Kenya: DCI Re-Opens Post Election Violence Cases After New Threats

Armed youths at the height of the post-election violence in 2008 (file photo).
23 November 2020

Nairobi — Detectives have reopened investigations into the country's 2007-08 Post Election Violence (PEV) that left more than 1,100 people killed.

The Director of Criminal Investigations George Kinoti said the investigation was reopened following complaints by several communities that are being profiled and intimidated amid rising political temperatures in the country.

Those who have lodged complaints and expressed fears for their lives include past victims of the 2007-08 Post Election Violence (PEV), the worst electoral chaos in the country that displaced more than half a million people from their homes.

"We will not let it happen again," said George Kinoti, the Director of Criminal Investigations (DCI), "we have received numerous complaints and we are acting on them."

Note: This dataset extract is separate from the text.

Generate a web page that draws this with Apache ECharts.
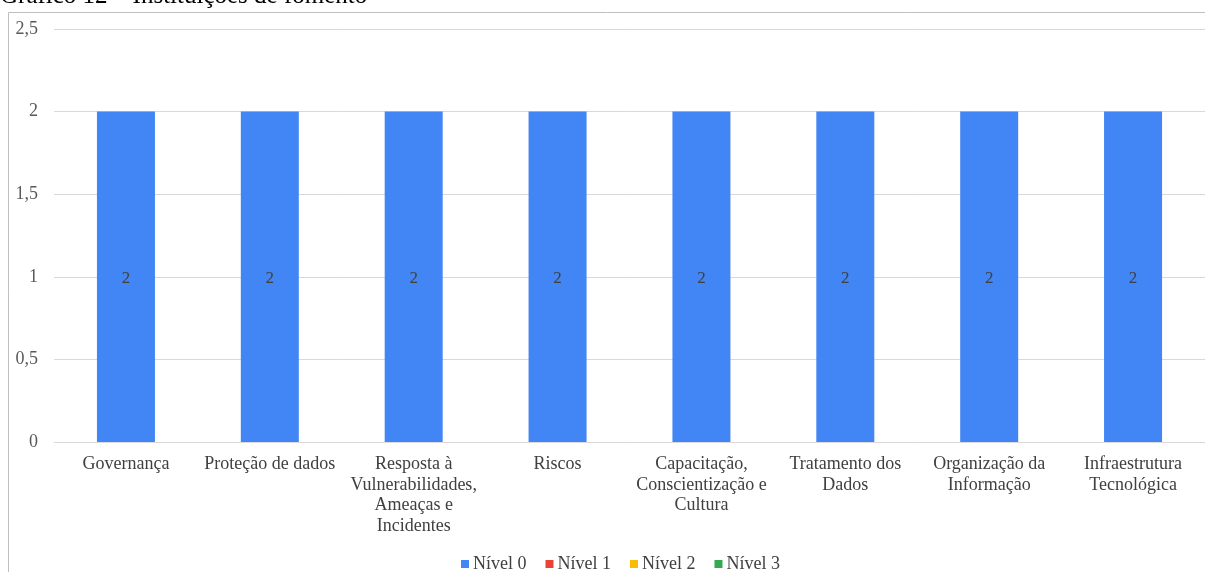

Kinoti spoke at the DCI Headquarters on Monday, as more than 150 people, mainly from Rift Valley-the epicenter of the 2007-08 election violence, recorded statements.

Kinoti said 118 cases had been recorded, including 72 by people whose relatives were killed in the post-election violence and were still receiving threats.

He said 44 others are from people who were kicked out of their homes, some returned but are still living under threats.

Kinoti said they are taking action because the threats and intimidation reported by some of the victims are similar to what happened in the country in 2007-08.

"It is a matter we cannot take lightly because we all saw what happened in our country. People were well profiled and deliberately perceived as enemies just because of their voting pattern," Kinoti said, "in the end, many people were killed, their houses burnt and many uprooted from their homes."

Six individuals, including President Uhuru Kenyatta and his Deputy William Ruto were indicted at the time by the International Criminal Court (ICC) for various roles, but their cases were dropped for lack of evidence.

The two had been charged alongside then Police Commissioner Mohamed Ali, Head of Public Service Francis Muthaura, former Minister Henry Kosgey and Radio Presenter Joshua Arap Sang. All their cases were dropped for lack of evidence.

Locally, several suspects were arrested and charged but there has been no update on the progress of their cases that were largely stagnant for lack of proper evidence or witnesses to testify.

"We are going back to these cases because people are being threatened, we cannot allow this to happen again in our country," Kinoti said, "we have heard from the victims and they all know who are threatening them. We will protect them."

Kenya's political temperatures have been rising as the country prepares for the 2022 presidential election, a high stakes vote in which leaders are angling to succeed incumbent President Kenyatta who is on his second and final term after re-election in 2017.

The political temperatures have been fuelled by the Building Bridges Initiative (BBI) spearheaded by President Kenyatta and his handshake partner Raila Odinga and which will culminate to a national referendum to amend laws.

Kenyatta's Deputy William Ruto has emerged as the leader of the opposing side, dismissing the initiative as a "more divisive agenda" after he was told that there will be no amendments to the final document.

Ruto is pushing for consensus-building before the document can be subjected to a national referendum.